Saturday, January 2, 2010

New Year, New Me, "New" Purpose

In accordance with tradition, I am among many who are setting new years resolutions. Some will be trying to lose weight and some will be trying to get a better job, ever seeking that perfect body, perfect life, perfect happiness. I have tried and failed at setting and keeping resolutions in the past and often find myself at odds with what exactly my purpose is. A friend recently asked me "what defines you" during a late night conversation. I struggled with the answer, I am runner, a student, a lover of travel...but I couldn't think of an all encompassing thing that I could say defined my life. After careful examination, I believe that the right answer is and should have been Christianity. I once lived on the motto from a camp I hold dear and firmly believed that I was here to teach the person and character of Jesus Christ. But somehow in the hustle and bustle of everyday life I have managed to lose the faith and the beliefs I held so firmly too.

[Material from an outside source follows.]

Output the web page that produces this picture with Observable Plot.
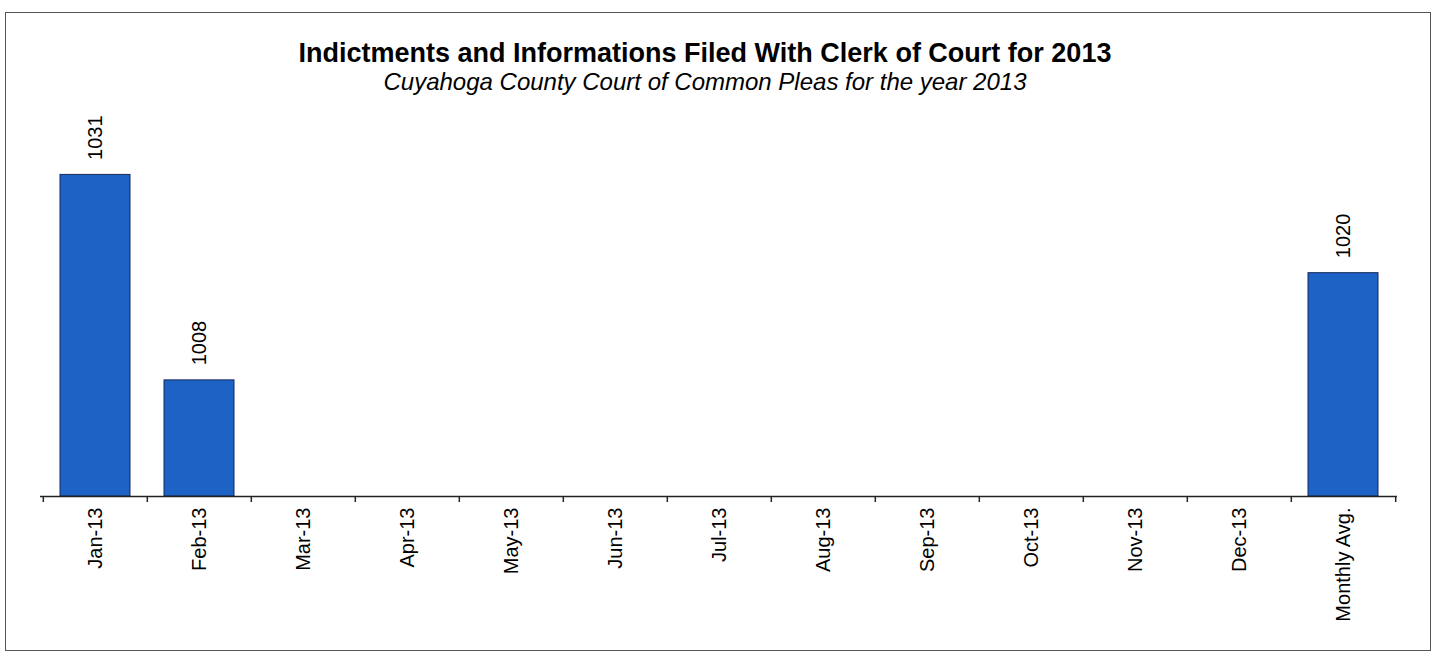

I have been searching for a purpose, searching for something to be passionate about but have been going about it all wrong, seeking in terms of "what do I want to do with my life", "what do I want to be", "what will make me happy". I'm not exactly sure why seeking a deeper and more intimate relationship with god did not occur me before now but to that all I can say that is for every time there is a season. So here I am, making a new years resolution that I hope to not only keep for this year but for a life time. 40 days for the rest of my life.